Warning - this page is horribly out of date. More recent contributions are listed in my "resume" page. The rest of this page gives, mostly, historical information.
This page holds some free software packages I'm directly releasing. In addition to the software packages maintained directly on this site, I have also contributed code to other projects.
My main contribution is adding bidirectional (BiDi) support to the Win32 API implementation of Wine. So far only two of the rules set forth by the Unicode's BiDi algorithm have been implemented, but this is already enough for most applications to be readable, even if not flawless.
My other major contribution to Wine was the implementation of wineboot, which implements the delayed actions performed by Windows when the system restarts.
I prepared the spec file, and generated the RPMs, for XParam 1.21. I also submitted the RPM to rpmfind, an action for which I was rewarded by an endless stream of spam.
I have contributed two lines of code, fixing an argument parsing mistake. The author has added me to the Authors list of the CVS version anyways.
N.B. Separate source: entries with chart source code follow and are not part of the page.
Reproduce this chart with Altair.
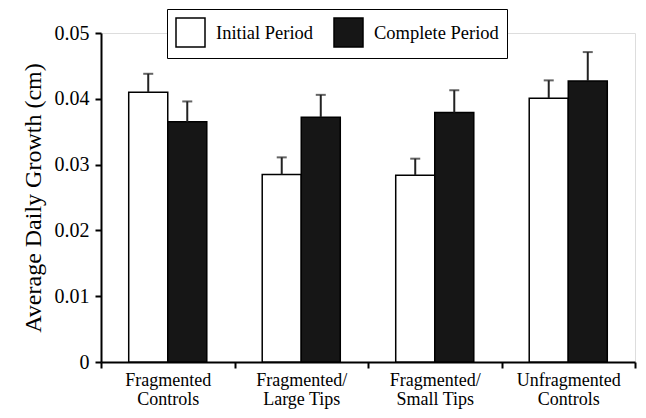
import altair as alt
import pandas as pd

groups = ["Fragmented\nControls", "Fragmented/\nLarge Tips", "Fragmented/\nSmall Tips", "Unfragmented\nControls"]
series = ["Initial Period", "Complete Period"]
initial_vals = [0.0410, 0.0285, 0.0284, 0.0401]
initial_err = [0.0028, 0.0026, 0.0025, 0.0027]
complete_vals = [0.0365, 0.0372, 0.0379, 0.0427]
complete_err = [0.0031, 0.0034, 0.0034, 0.0044]
y_ticks = [0, 0.005, 0.01, 0.015, 0.02, 0.025, 0.03, 0.035, 0.04, 0.045, 0.05]

rows = []
for g, v, e in zip(groups, initial_vals, initial_err):
    rows.append({"group": g, "series": series[0], "value": v, "upper": v + e})
for g, v, e in zip(groups, complete_vals, complete_err):
    rows.append({"group": g, "series": series[1], "value": v, "upper": v + e})
df = pd.DataFrame(rows)

FONT = "Liberation Serif"

x_enc = alt.X(
    "group:N",
    sort=groups,
    scale=alt.Scale(paddingInner=0, paddingOuter=0),
    axis=alt.Axis(
        title=None,
        labelAngle=0,
        labelExpr="split(datum.label, '\\n')",
        labelFont=FONT,
        labelFontSize=18,
        labelColor="black",
        labelLineHeight=19,
        labelPadding=3,
        tickBand="extent",
        tickSize=6,
        tickWidth=2,
        tickColor="black",
        domainColor="black",
        domainWidth=2,
    ),
)
xoff = alt.XOffset(
    "series:N",
    sort=series,
    scale=alt.Scale(domain=series, paddingInner=0, paddingOuter=0.71),
)
y_scale = alt.Scale(domain=[0, 0.05], nice=False)
y_axis = alt.Axis(
    title="Average Daily Growth (cm)",
    titleFont=FONT,
    titleFontSize=24,
    titleFontWeight="normal",
    titleColor="black",
    titlePadding=9,
    values=y_ticks,
    labelExpr="round(datum.value*1000) % 10 == 0 ? (datum.value == 0 ? '0' : format(datum.value, '.2f')) : ''",
    labelFont=FONT,
    labelFontSize=20,
    labelColor="black",
    labelPadding=6,
    tickSize=6,
    tickWidth=2,
    tickColor="black",
    domainColor="black",
    domainWidth=2,
    grid=False,
)

base = alt.Chart(df)

bars = base.mark_bar(stroke="black", strokeWidth=1.5).encode(
    x=x_enc,
    xOffset=xoff,
    y=alt.Y("value:Q", scale=y_scale, axis=y_axis),
    fill=alt.Fill(
        "series:N",
        sort=series,
        scale=alt.Scale(domain=series, range=["white", "#161616"]),
        legend=alt.Legend(
            title=None,
            orient="none",
            direction="horizontal",
            columns=2,
            legendX=66,
            legendY=-24,
            padding=8,
            strokeColor="black",
            fillColor="white",
            symbolType="square",
            symbolSize=841,
            symbolStrokeColor="black",
            symbolStrokeWidth=1.5,
            labelFont=FONT,
            labelFontSize=18.5,
            labelColor="black",
            labelOffset=10,
            columnPadding=17,
        ),
    ),
)

err = base.mark_rule(color="#222222", strokeWidth=2).encode(
    x=alt.X("group:N", sort=groups),
    xOffset=xoff,
    y=alt.Y("value:Q", scale=y_scale),
    y2="upper:Q",
)

caps = base.mark_tick(color="#222222", size=10, thickness=2).encode(
    x=alt.X("group:N", sort=groups),
    xOffset=xoff,
    y=alt.Y("upper:Q", scale=y_scale),
)

chart = (
    alt.layer(bars, err, caps)
    .properties(
        width=534,
        height=329,
        autosize=alt.AutoSizeParams(type="none"),
        padding={"left": 93, "top": 25, "right": 3, "bottom": 48},
    )
    .configure_view(stroke=None)
    .configure_legend(strokeWidth=1.5)
    .configure(background="white")
)

chart.save("out.html", embed_options={"renderer": "svg", "actions": False})
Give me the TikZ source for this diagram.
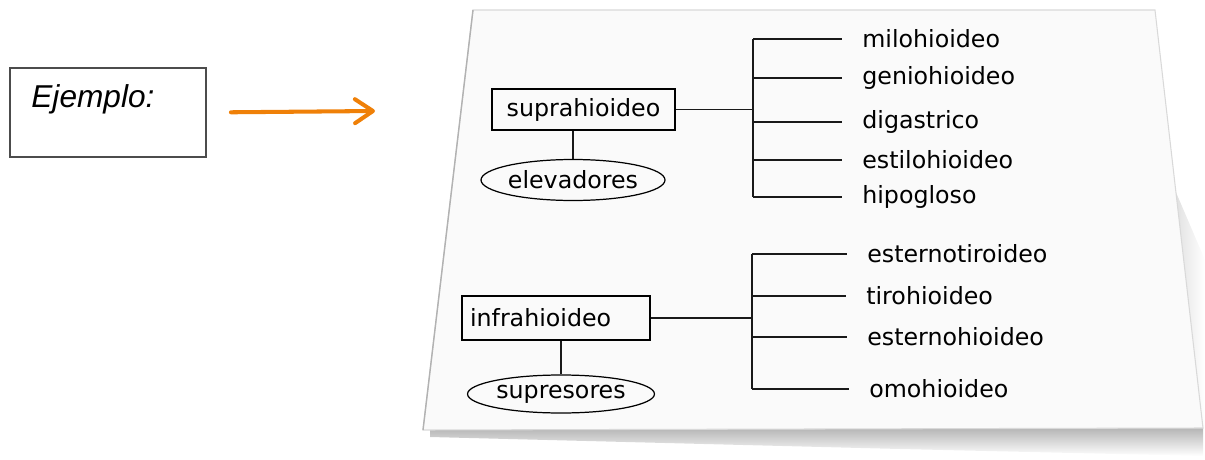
\documentclass[tikz,border=0pt]{standalone}
\usepackage{fontspec}
\setmainfont{DejaVu Sans}
\newfontfamily\arialfont{Liberation Sans}
\usetikzlibrary{arrows.meta,shapes.geometric,positioning,calc}
\definecolor{paperColor}{HTML}{FAFAFA}
\definecolor{arrowColor}{HTML}{EF8008}
\tikzset{
	muscle group/.style={draw=black, line width=1.1pt, rectangle, minimum height=0.82cm,
		inner sep=0pt, font=\fontsize{13.5}{16}\selectfont},
	muscle action/.style={draw=black, line width=0.7pt, ellipse, inner sep=0pt,
		font=\fontsize{13.5}{16}\selectfont},
	muscle/.style={inner sep=0pt, anchor=west, font=\fontsize{13.5}{16}\selectfont},
	branch/.style={draw=black!90, line width=0.85pt},
	orange arrow/.style={draw=arrowColor, line width=2.3pt, line cap=round,
		-{Straight Barb[length=3.6mm, width=4.8mm, round]}}
}
\begin{document}
\begin{tikzpicture}[x=0.02cm, y=-0.02cm]
	\useasboundingbox (0,0) rectangle (1205,460);
	% sheet of paper with its shadow
	\shade[top color=black!30, bottom color=white] (430,430) -- (1203,427) -- (1203,456) -- (900,449) -- (430,437) -- cycle;
	\shade[left color=black!12, right color=white] (1175,190) -- (1203,428) -- (1205,428) -- (1205,260) -- cycle;
	\filldraw[fill=paperColor, draw=black!15, line width=0.6pt] (473,10) -- (1155,10) -- (1203,428) -- (423,430) -- cycle;
	\draw[black!30, line width=0.8pt] (473,10) -- (423,430);

	\node[draw=black!70, line width=1.1pt, minimum width=3.92cm, minimum height=1.78cm,
		label={[anchor=north west, inner sep=0pt, xshift=0.44cm, yshift=-0.34cm]north west:{\arialfont\itshape\fontsize{18}{20}\selectfont Ejemplo:}}]
		(ejemplo) at (108,112.5) {};
	\coordinate (apunta) at (375,111);
	\draw[orange arrow, shorten <=0.48cm] (ejemplo.east) -- (apunta);

	% suprahioideos
	\node[muscle group, minimum width=3.66cm] (supra) at (583.5,109.5) {suprahioideo};
	\node[muscle action, minimum width=3.04cm, minimum height=0.82cm] (elev) at (573,180) {elevadores};
	\draw[branch] (elev.north) -- (elev.north |- supra.south);
	\coordinate (sbus) at (753,109.5);
	\node[muscle] (milo) at (862,39) {milohioideo};
	\node[muscle] (genio) at (862,78) {geniohioideo};
	\node[muscle] (diga) at (862,122) {digastrico};
	\node[muscle] (estilo) at (862,160) {estilohioideo};
	\node[muscle] (hipo) at (862,197) {hipogloso};
	\draw[branch] (supra.east) -- (sbus);
	\draw[branch] (milo.west -| sbus) -- (hipo.west -| sbus);
	\foreach \m in {milo,genio,diga,estilo,hipo}
		\draw[branch, shorten >=0.4cm] (\m.west -| sbus) -- (\m.west);

	% infrahioideos
	\node[muscle group, minimum width=3.76cm, minimum height=0.88cm, inner xsep=0.16cm,
		text width=3.44cm, align=left] (infra) at (556,318) {infrahioideo};
	\node[muscle action, minimum width=3.74cm, minimum height=0.76cm] (supre) at (561,394) {supresores};
	\draw[branch] (supre.north) -- (supre.north |- infra.south);
	\coordinate (ibus) at (752,318);
	\node[muscle] (esttiro) at (867,254) {esternotiroideo};
	\node[muscle] (tiro) at (866,296) {tirohioideo};
	\node[muscle] (esthio) at (867,337) {esternohioideo};
	\node[muscle] (omo) at (869,389) {omohioideo};
	\draw[branch] (infra.east) -- (ibus);
	\draw[branch] (esttiro.west -| ibus) -- (omo.west -| ibus);
	\foreach \m in {esttiro,tiro,esthio,omo}
		\draw[branch, shorten >=0.4cm] (\m.west -| ibus) -- (\m.west);
\end{tikzpicture}
\end{document}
A GPL implementation of the most important productivity tool ever, now for the Windows platform. The program implements a transparent window and hook programing, as well as a convenient registry wrapper.
Version 1.0 can be downloaded (sources and binaries in the same package) here
We all know netcat, the TCP/IP connection swiss army knife. While INET sockets have all sorts of tools handling them, Unix sockets have none (that I could find). That is, none until this tool came along.
The original motivation for developing it was to access a serial console of a VMware hosted machine. VMware can direct the console to a Unix socket of your choosing, but from there on, it is up to you to do anything with it. Unixsock can direct the Unix socket to a listening INET socket, and add telnet options to allow a standard telnet to connect to the serial console on the guest machine.
Unfortunately, due to the fact that this is an ad-hock utility, its code is currently a tangled mess. I am (soon) releasing it as is, so that people that need it can utilize it, but it begs for a major cleanup.